Related to the idea of truth-telling, Parker suggests that we are also saved through memory. She calls on us to remember the voices of those who have survived devastation. To quote her again, “Without memory, society can succumb to war’s false promise…. We have allowed ourselves to forget what we know, what we have seen, and what we have experienced.” [Parker, 65] In particular, Parker is concerned with how we remember war, particularly with how we remember the effects of war on individuals, families, and communities long after the fighting has ceased. If we did a better job remembering, we would live differently here and now.
Parker also connects salvation to an act she calls salvaging. Salvaging involves creating an inventory of what is essential, important, and valuable. Sifting through all of the rubble of so many claims of what will bring us happiness, security, and transcendence and using our powers of discernment and wisdom to differentiate between false claims and true, between what is life-giving and what is life-damaging.
Finally, Parker suggests choosing and learning from guides. She stresses in particular learning from the words and deeds of those who have been historically marginalized. She informs us that they have discovered what it means to live after the apocalypse.
If I could summarize Parker’s ideas about salvation, I would probably turn to the poet Wendell Berry, and his poem, Wild Geese.
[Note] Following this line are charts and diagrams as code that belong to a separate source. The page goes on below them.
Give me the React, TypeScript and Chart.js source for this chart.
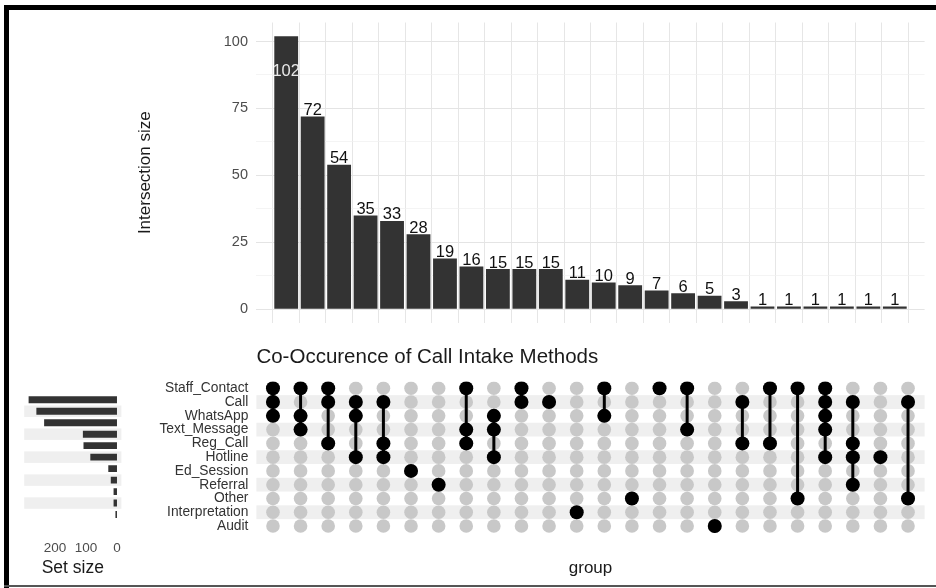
import React, { useEffect, useRef } from "react";
import { Chart, registerables } from "chart.js";

Chart.register(...registerables);

const FONT = "'Liberation Sans', Arial, Helvetica, sans-serif";

// ---- data ----
const setNames = [
  "Staff_Contact",
  "Call",
  "WhatsApp",
  "Text_Message",
  "Reg_Call",
  "Hotline",
  "Ed_Session",
  "Referral",
  "Other",
  "Interpretation",
  "Audit",
];
const setSizes = [285, 260, 235, 110, 108, 86, 28, 20, 11, 11, 5];
const intersectionSizes = [102, 72, 54, 35, 33, 28, 19, 16, 15, 15, 15, 11, 10, 9, 7, 6, 5, 3, 1, 1, 1, 1, 1, 1];
// indices into setNames for each intersection column
const intersectionMembers: number[][] = [
  [0, 1, 2],
  [0, 2, 3],
  [0, 1, 4],
  [1, 2, 5],
  [1, 4, 5],
  [6],
  [7],
  [0, 3, 4],
  [2, 3, 5],
  [0, 1],
  [1],
  [9],
  [0, 2],
  [8],
  [0],
  [0, 3],
  [10],
  [1, 4],
  [0, 4],
  [0, 8],
  [0, 1, 2, 3, 5],
  [1, 4, 5, 7],
  [5],
  [1, 8],
];
const intersectionTickLabels = [0, 25, 50, 75, 100];
const setSizeTicks = [0, 100, 200];

const stripePlugin = {
  id: "stripes",
  beforeDatasetsDraw(chart: any) {
    const { ctx, chartArea } = chart;
    const ys = chart.scales.y;
    ctx.save();
    ctx.fillStyle = "#efefef";
    setNames.forEach((_, i) => {
      if (i % 2 === 1) {
        const a = ys.getPixelForValue(i - 0.5);
        const b = ys.getPixelForValue(i + 0.5);
        ctx.fillRect(chartArea.left, Math.min(a, b), chartArea.right - chartArea.left, Math.abs(b - a));
      }
    });
    ctx.restore();
  },
};

const barLabelPlugin = {
  id: "barLabels",
  afterDatasetsDraw(chart: any) {
    const ctx = chart.ctx;
    const meta = chart.getDatasetMeta(0);
    ctx.save();
    ctx.font = `16.5px ${FONT}`;
    ctx.textAlign = "center";
    ctx.textBaseline = "alphabetic";
    meta.data.forEach((el: any, i: number) => {
      const v = intersectionSizes[i];
      const { x, y } = el.getProps(["x", "y"], true);
      if (y - 18 < chart.chartArea.top) {
        ctx.fillStyle = "#e8e8e8";
        ctx.fillText(String(v), x, y + 40);
      } else {
        ctx.fillStyle = "#111111";
        ctx.fillText(String(v), x, y - 1.5);
      }
    });
    ctx.restore();
  },
};

export default function App() {
  const topRef = useRef<HTMLCanvasElement>(null);
  const matRef = useRef<HTMLCanvasElement>(null);
  const setRef = useRef<HTMLCanvasElement>(null);

  useEffect(() => {
    const charts: Chart[] = [];

    // ---- intersection size bars ----
    charts.push(
      new Chart(topRef.current as HTMLCanvasElement, {
        type: "bar",
        data: {
          datasets: [
            {
              data: intersectionSizes.map((v, i) => ({ x: i, y: v })),
              backgroundColor: "#333333",
              barPercentage: 0.9,
              categoryPercentage: 1,
            },
          ],
        },
        options: {
          animation: false,
          responsive: false,
          maintainAspectRatio: false,
          layout: { padding: { left: 130.8, right: 11.4, top: 22.5, bottom: 10 } },
          plugins: { legend: { display: false }, tooltip: { enabled: false } },
          scales: {
            x: {
              type: "linear",
              min: -0.6,
              max: 23.6,
              afterBuildTicks: (s: any) => {
                s.ticks = intersectionSizes.map((_, i) => ({ value: i }));
              },
              ticks: { display: false },
              grid: { color: "#e6e6e6", lineWidth: 1, drawTicks: false },
              border: { display: false },
              afterFit: (s: any) => {
                s.height = 0;
              },
            },
            y: {
              type: "linear",
              min: -5.1,
              max: 107.1,
              afterBuildTicks: (s: any) => {
                const t: any[] = [];
                for (let v = 0; v <= 100; v += 12.5) t.push({ value: v });
                s.ticks = t;
              },
              ticks: {
                callback: (v: any) => (intersectionTickLabels.includes(v) ? String(v) : ""),
                font: { size: 14.5, family: FONT },
                color: "#4d4d4d",
                padding: 8.4,
                autoSkip: false,
              },
              grid: {
                color: (c: any) => (c.tick && c.tick.value % 25 === 0 ? "#e4e4e4" : "#efefef"),
                lineWidth: (c: any) => (c.tick && c.tick.value % 25 === 0 ? 1 : 0.7),
                drawTicks: false,
              },
              border: { display: false },
              title: {
                display: true,
                text: "Intersection size",
                font: { size: 17, family: FONT },
                color: "#1a1a1a",
                padding: { top: 4, bottom: 4 },
              },
              afterFit: (s: any) => {
                s.width = 125.6;
              },
            },
          },
        },
        plugins: [barLabelPlugin],
      })
    );

    // ---- matrix ----
    const grayPts: { x: number; y: number }[] = [];
    intersectionSizes.forEach((_, c) => setNames.forEach((__, r) => grayPts.push({ x: c, y: r })));
    const blackPts: { x: number; y: number }[] = [];
    intersectionMembers.forEach((m, c) => m.forEach((r) => blackPts.push({ x: c, y: r })));
    const lineSets: any[] = intersectionMembers
      .map((m, c) => ({ m, c }))
      .filter(({ m }) => m.length > 1)
      .map(({ m, c }) => ({
        data: [
          { x: c, y: Math.min(...m) },
          { x: c, y: Math.max(...m) },
        ],
        showLine: true,
        borderColor: "#000000",
        borderWidth: 3,
        pointRadius: 0,
        order: 1,
      }));

    charts.push(
      new Chart(matRef.current as HTMLCanvasElement, {
        type: "scatter",
        data: {
          datasets: [
            { data: blackPts, backgroundColor: "#000000", borderWidth: 0, pointRadius: 7, order: 0 } as any,
            ...lineSets,
            { data: grayPts, backgroundColor: "#c8c8c8", borderWidth: 0, pointRadius: 6.8, order: 2 } as any,
          ],
        },
        options: {
          animation: false,
          responsive: false,
          maintainAspectRatio: false,
          layout: { padding: { left: 140, right: 11.4, top: 0, bottom: 5.8 } },
          plugins: {
            legend: { display: false },
            tooltip: { enabled: false },
            title: {
              display: true,
              text: "Co-Occurence of Call Intake Methods",
              align: "start",
              fullSize: false,
              font: { size: 20.5, family: FONT, weight: "normal" },
              color: "#1a1a1a",
              padding: { top: 9.7, bottom: 12.1 },
            },
          },
          scales: {
            x: {
              type: "linear",
              min: -0.6,
              max: 23.6,
              ticks: { display: false },
              grid: { display: false, drawTicks: false },
              border: { display: false },
              title: {
                display: true,
                text: "group",
                font: { size: 17, family: FONT },
                color: "#1a1a1a",
                padding: { top: 4, bottom: 4 },
              },
              afterFit: (s: any) => {
                s.height = 49.3;
              },
            },
            y: {
              type: "linear",
              reverse: true,
              min: -0.5,
              max: 10.5,
              afterBuildTicks: (s: any) => {
                s.ticks = setNames.map((_, i) => ({ value: i }));
              },
              ticks: {
                callback: (_v: any, i: number) => setNames[i],
                font: { size: 13.8, family: FONT },
                color: "#333333",
                padding: 8,
                autoSkip: false,
              },
              grid: { display: false, drawTicks: false },
              border: { display: false },
              afterFit: (s: any) => {
                s.width = 116.4;
              },
            },
          },
        },
        plugins: [stripePlugin],
      })
    );

    // ---- set size ----
    charts.push(
      new Chart(setRef.current as HTMLCanvasElement, {
        type: "bar",
        data: {
          datasets: [
            {
              data: setSizes.map((v, i) => ({ x: v, y: i })),
              backgroundColor: "#333333",
              barPercentage: 0.6,
              categoryPercentage: 1,
            },
          ],
        },
        options: {
          indexAxis: "y",
          animation: false,
          responsive: false,
          maintainAspectRatio: false,
          layout: { padding: { left: 24.2, right: 18.6, top: 46.4, bottom: 5.8 } },
          plugins: { legend: { display: false }, tooltip: { enabled: false } },
          scales: {
            x: {
              type: "linear",
              reverse: true,
              min: -14.25,
              max: 299.25,
              afterBuildTicks: (s: any) => {
                s.ticks = setSizeTicks.map((v) => ({ value: v }));
              },
              ticks: {
                font: { size: 13.5, family: FONT },
                color: "#4d4d4d",
                padding: 7,
                maxRotation: 0,
                autoSkip: false,
              },
              grid: { display: false, drawTicks: false },
              border: { display: false },
              title: {
                display: true,
                text: "Set size",
                font: { size: 17.5, family: FONT },
                color: "#1a1a1a",
                padding: { top: 4, bottom: 4 },
              },
              afterFit: (s: any) => {
                s.height = 49.3;
              },
            },
            y: {
              type: "linear",
              reverse: true,
              min: -0.5,
              max: 10.5,
              display: false,
            },
          },
        },
        plugins: [stripePlugin],
      })
    );

    return () => charts.forEach((c) => c.destroy());
  }, []);

  return (
    <div
      style={{
        position: "fixed",
        left: 0,
        top: 0,
        width: 936,
        height: 588,
        background: "#ffffff",
        overflow: "hidden",
      }}
    >
      <canvas ref={topRef} width={936} height={340} style={{ position: "absolute", left: 0, top: 0, width: 936, height: 340 }} />
      <canvas ref={matRef} width={936} height={253} style={{ position: "absolute", left: 0, top: 335, width: 936, height: 253 }} />
      <canvas ref={setRef} width={140} height={253} style={{ position: "absolute", left: 0, top: 335, width: 140, height: 253 }} />
      <div style={{ position: "absolute", left: 4, top: 5, width: 932, height: 5, background: "#000" }} />
      <div style={{ position: "absolute", left: 4, top: 5, width: 5, height: 583, background: "#000" }} />
      <div style={{ position: "absolute", left: 4, top: 585, width: 932, height: 2, background: "#555" }} />
    </div>
  );
}
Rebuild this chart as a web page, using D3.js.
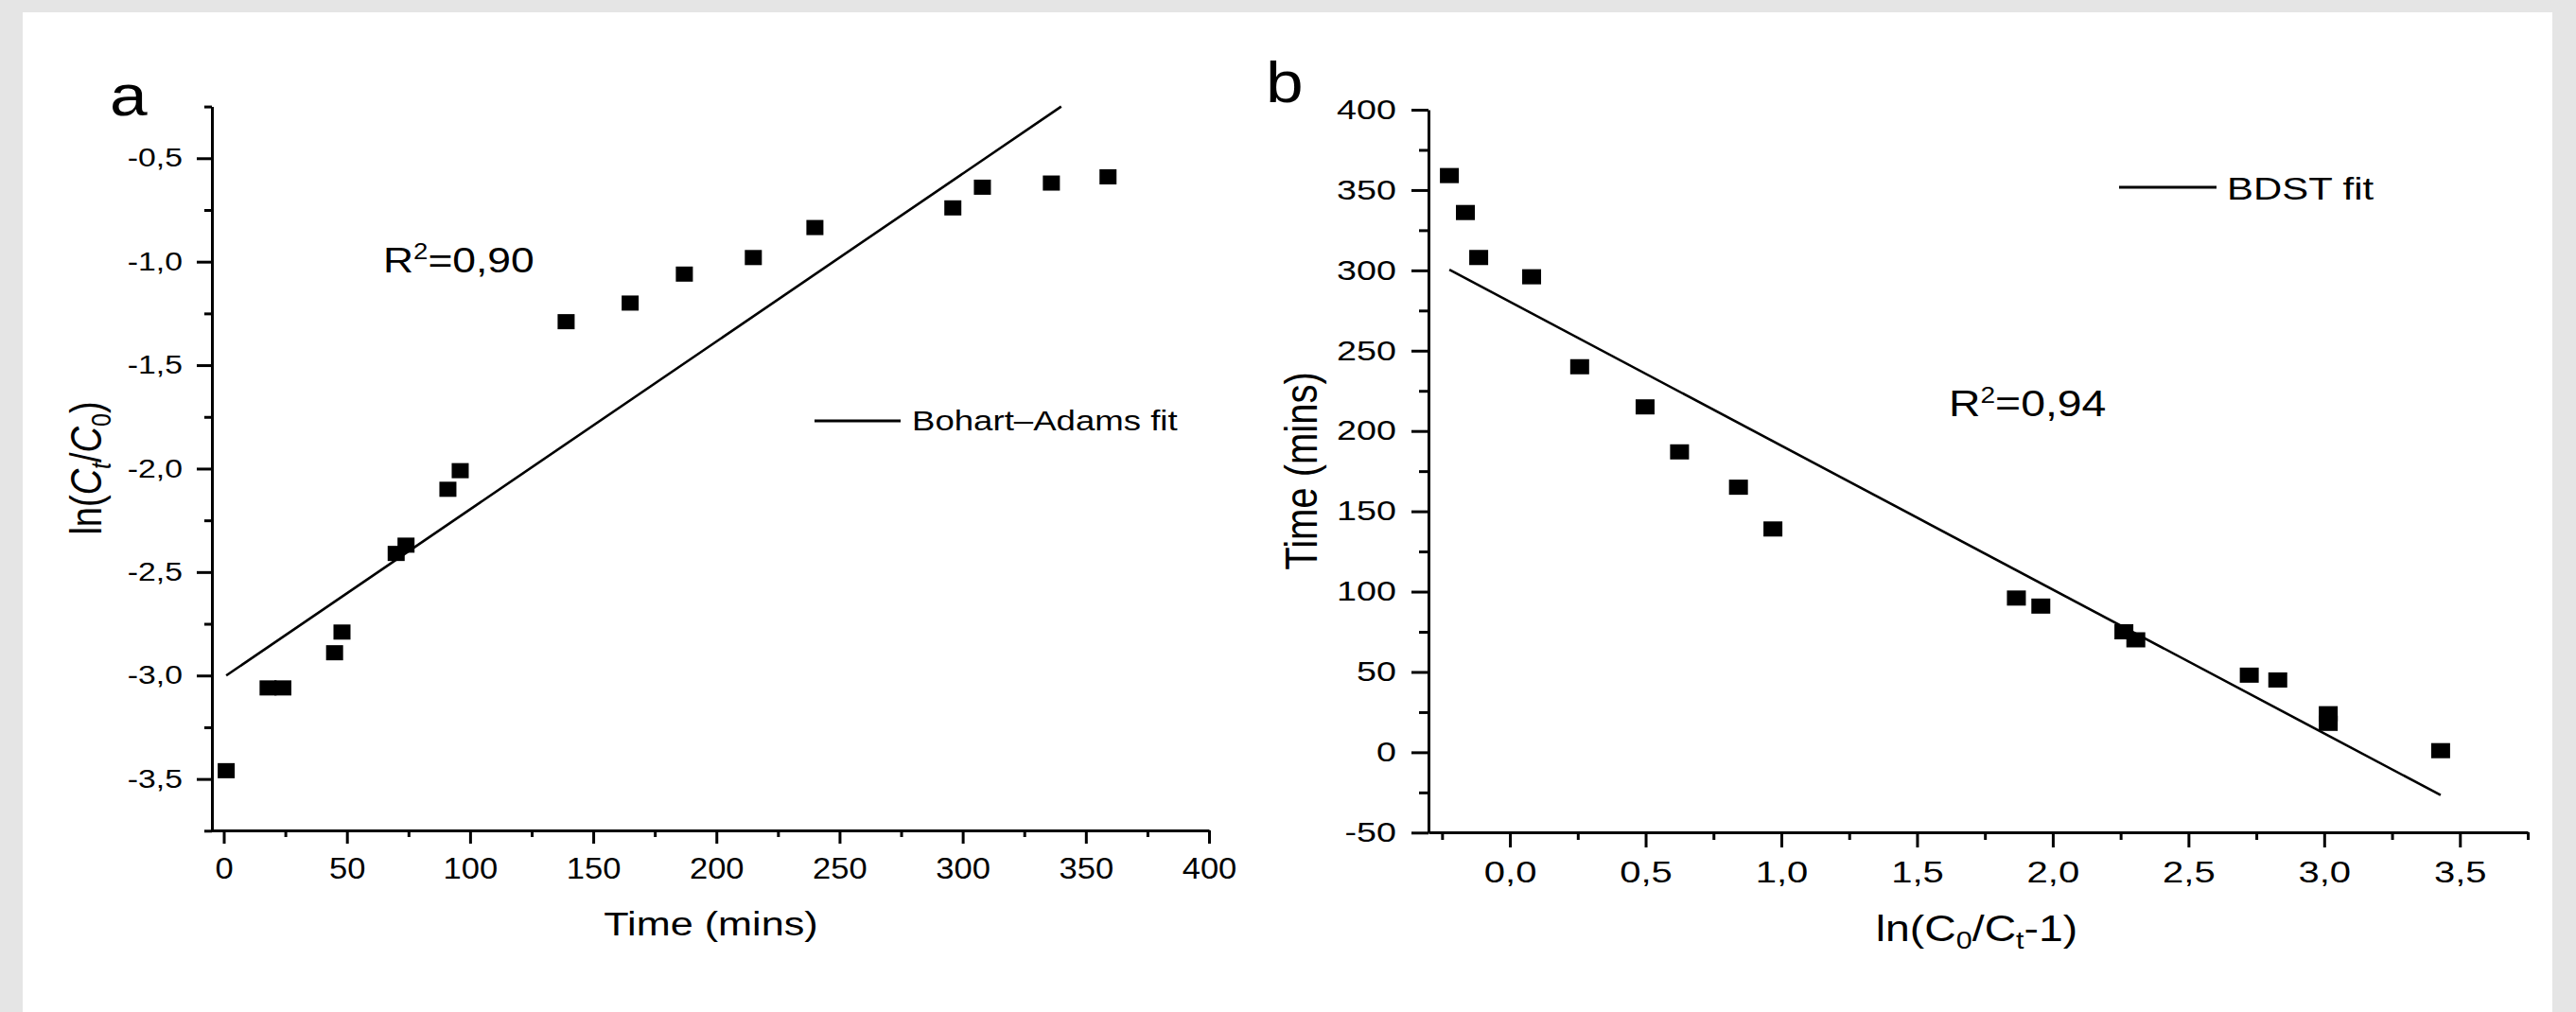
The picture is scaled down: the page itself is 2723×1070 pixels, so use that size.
<!DOCTYPE html>
<html lang="en">
<head>
<meta charset="UTF-8">
<title>Bohart-Adams / BDST</title>
<script src="https://cdn.jsdelivr.net/npm/d3@7"></script>
<style>
  html, body { margin: 0; padding: 0; background: #e5e5e5; }
  svg { display: block; }
</style>
</head>
<body>
<svg></svg>
<script>
  const width = 2723, height = 1070
  const font = '"Liberation Sans", Arial, sans-serif'

  // panel a : ln(Ct/C0) against time
  const timeA = [1, 18, 24, 45, 48, 70, 74, 91, 96, 139, 165, 187, 215, 240, 296, 308, 336, 359]
  const lnA = [-3.46, -3.06, -3.06, -2.89, -2.79, -2.41, -2.37, -2.10, -2.01, -1.29, -1.20, -1.06, -0.98, -0.835, -0.74, -0.64, -0.62, -0.59]
  const fitAx = [1, 340]
  const fitAy = [-3.0, -0.25]
  const ticksAx = [0, 50, 100, 150, 200, 250, 300, 350, 400]
  const minorAx = [25, 75, 125, 175, 225, 275, 325, 375]
  const ticksAy = [-3.5, -3.0, -2.5, -2.0, -1.5, -1.0, -0.5]
  const minorAy = [-3.75, -3.25, -2.75, -2.25, -1.75, -1.25, -0.75, -0.25]

  // panel b : time against ln(C0/Ct-1)
  const lnB = [-0.223, -0.164, -0.115, 0.080, 0.257, 0.498, 0.625, 0.842, 0.969, 1.866, 1.956, 2.262, 2.306, 2.724, 2.829, 3.015, 3.015, 3.429]
  const timeB = [359, 336, 308, 296, 240, 215, 187, 165, 139, 96, 91, 75, 70, 48, 45, 24, 18, 1]
  const fitBx = [-0.223, 3.429]
  const fitBy = [300.4, -26.7]
  const ticksBx = [0, 0.5, 1.0, 1.5, 2.0, 2.5, 3.0, 3.5]
  const minorBx = [-0.25, 0.25, 0.75, 1.25, 1.75, 2.25, 2.75, 3.25, 3.75]
  const ticksBy = [-50, 0, 50, 100, 150, 200, 250, 300, 350, 400]
  const minorBy = [-25, 25, 75, 125, 175, 225, 275, 325, 375]

  const svg = d3.select('svg')
      .attr('width', width)
      .attr('height', height)
      .attr('font-family', font)

  svg.append('rect').attr('width', width).attr('height', height).attr('fill', '#e5e5e5')
  svg.append('rect').attr('x', 24).attr('y', 13).attr('width', 2674).attr('height', height - 13).attr('fill', '#fff')

  // decimal comma and a plain hyphen for the minus sign
  const fmt = f => d => d3.format(f)(d).replace('.', ',').replace('\u2212', '-')

  // the source picture is stretched sideways, so text gets a horizontal scale k
  function text(x, y, size, k, anchor) {
    return svg.append('text')
        .attr('transform', `translate(${x},${y}) scale(${k},1)`)
        .attr('font-size', size)
        .attr('text-anchor', anchor || 'start')
        .attr('fill', '#000')
  }

  function styleAxis(g, size) {
    g.attr('font-family', font).attr('font-size', size)
    g.selectAll('path, line').attr('stroke', '#000').attr('stroke-width', 3)
    g.selectAll('text').attr('fill', '#000')
  }

  function leftAxis(y, x0, major, minor, format, size, len, pad, k) {
    const g = svg.append('g').attr('transform', `translate(${x0},0)`)
        .call(d3.axisLeft(y).tickValues(major).tickFormat(format).tickSize(len[0]).tickPadding(pad).tickSizeOuter(0))
    styleAxis(g, size)
    g.selectAll('.tick text').each(function() {
      const t = d3.select(this), x = +t.attr('x')
      t.attr('x', 0).attr('transform', `translate(${x},0) scale(${k},1)`)
    })
    const m = svg.append('g').attr('transform', `translate(${x0},0)`)
        .call(d3.axisLeft(y).tickValues(minor).tickFormat('').tickSize(len[1]))
    m.select('.domain').remove()
    styleAxis(m, size)
  }

  function bottomAxis(x, y0, major, minor, format, size, len, pad, k) {
    const g = svg.append('g').attr('transform', `translate(0,${y0})`)
        .call(d3.axisBottom(x).tickValues(major).tickFormat(format).tickSize(len[0]).tickPadding(pad).tickSizeOuter(0))
    styleAxis(g, size)
    g.selectAll('.tick text').attr('transform', `scale(${k},1)`)
    const m = svg.append('g').attr('transform', `translate(0,${y0})`)
        .call(d3.axisBottom(x).tickValues(minor).tickFormat('').tickSize(len[1]))
    m.select('.domain').remove()
    styleAxis(m, size)
  }

  function squares(xs, ys, x, y, w, h) {
    svg.append('g').selectAll('rect')
      .data(xs.map((d, i) => [d, ys[i]]))
      .join('rect')
        .attr('x', d => x(d[0]) - w / 2)
        .attr('y', d => y(d[1]) - h / 2)
        .attr('width', w)
        .attr('height', h)
        .attr('fill', '#000')
  }

  function fitLine(xs, ys, x, y) {
    const line = d3.line().x(d => x(d[0])).y(d => y(d[1]))
    svg.append('path')
        .attr('fill', 'none')
        .attr('stroke', '#000')
        .attr('stroke-width', 2.6)
        .attr('d', line(xs.map((d, i) => [d, ys[i]])))
  }

  // ---------- panel a ----------
  const xa = d3.scaleLinear().domain([-5, 400]).range([223.5, 1278])
  const ya = d3.scaleLinear().domain([-3.75, -0.25]).range([878.3, 112.6])

  fitLine(fitAx, fitAy, xa, ya)
  squares(timeA, lnA, xa, ya, 18, 16)
  leftAxis(ya, 224, ticksAy, minorAy, fmt('.1f'), 27, [16, 8], 15, 1.25)
  bottomAxis(xa, 878, ticksAx, minorAx, fmt('d'), 32, [14, 7], 14, 1.08)

  text(116, 122, 62, 1.15).text('a')

  const ra = text(405, 288, 37, 1.2)
  ra.append('tspan').text('R')
  ra.append('tspan').attr('font-size', 23).attr('dy', -14).text('2')
  ra.append('tspan').attr('dy', 14).text('=0,90')

  svg.append('line').attr('x1', 861).attr('x2', 952).attr('y1', 445).attr('y2', 445)
      .attr('stroke', '#000').attr('stroke-width', 3)
  text(964, 455, 30, 1.22).text('Bohart\u2013Adams fit')

  text(751.5, 989, 36, 1.2, 'middle').text('Time (mins)')

  const ta = svg.append('text')
      .attr('transform', 'translate(107,495) rotate(-90) scale(1,1.2)')
      .attr('font-size', 38)
      .attr('text-anchor', 'middle')
  ta.append('tspan').text('ln(')
  ta.append('tspan').attr('font-style', 'italic').text('C')
  ta.append('tspan').attr('font-style', 'italic').attr('font-size', 25).attr('dy', 8).text('t')
  ta.append('tspan').attr('dy', -8).text('/')
  ta.append('tspan').attr('font-style', 'italic').text('C')
  ta.append('tspan').attr('font-size', 25).attr('dy', 8).text('0')
  ta.append('tspan').attr('dy', -8).text(')')

  // ---------- panel b ----------
  const xb = d3.scaleLinear().domain([-0.3, 3.75]).range([1510, 2672])
  const yb = d3.scaleLinear().domain([-50, 400]).range([880.3, 116])

  fitLine(fitBx, fitBy, xb, yb)
  squares(lnB, timeB, xb, yb, 20, 16)
  leftAxis(yb, 1510, ticksBy, minorBy, fmt('d'), 29, [18, 10], 16, 1.3)
  bottomAxis(xb, 880, ticksBx, minorBx, fmt('.1f'), 32, [16, 8], 14, 1.25)

  text(1338, 108, 62, 1.15).text('b')

  const rb = text(2060, 440, 38, 1.22)
  rb.append('tspan').text('R')
  rb.append('tspan').attr('font-size', 23).attr('dy', -14).text('2')
  rb.append('tspan').attr('dy', 14).text('=0,94')

  svg.append('line').attr('x1', 2240).attr('x2', 2343).attr('y1', 198).attr('y2', 198)
      .attr('stroke', '#000').attr('stroke-width', 3)
  text(2354, 211, 33, 1.27).text('BDST fit')

  const tb = text(2089.5, 995, 38, 1.22, 'middle')
  tb.append('tspan').text('ln(C')
  tb.append('tspan').attr('font-size', 25).attr('dy', 8).text('0')
  tb.append('tspan').attr('dy', -8).text('/C')
  tb.append('tspan').attr('font-size', 25).attr('dy', 8).text('t')
  tb.append('tspan').attr('dy', -8).text('-1)')

  svg.append('text')
      .attr('transform', 'translate(1392,498) rotate(-90) scale(1,1.2)')
      .attr('font-size', 40)
      .attr('text-anchor', 'middle')
      .text('Time (mins)')
</script>
</body>
</html>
Geese appear high over us,
pass, and the sky closes. Abandon,
as in love or sleep, holds
them to their way, clear,
in the ancient faith: what we need
is here. And we pray, not
for new earth or heaven, but to be
quiet in heart, and in eye
clear. What we need is here.
If I’ve drifted too far away from theology and certain answers and precision, please excuse me. Salvation for us is not a matter of the right formula of words. It is not a matter of orthodox doctrine. Salvation, for us is also not a matter of one-liners, and dismissive witticisms found on bumper-stickers.
Consider salvation this way: Imagine that we are living after the apocalypse. We are called to live amidst the ruins, to live in the aftermath of all that has been torn and scarred and broken. Imagine living in that sort of world. And also this good news: what we need is here.
So, if someone asks you if you’re saved, go ahead and tell that person that we are all saved.
If someone asks you how you can be sure, tell that person that like Paul instructed, you have worked out your own salvation with fear and trembling.
And if that person tells you, “We’ll see about that when the rapture/apocalypse comes,” you can tell that person that it has already come, and what we need is here.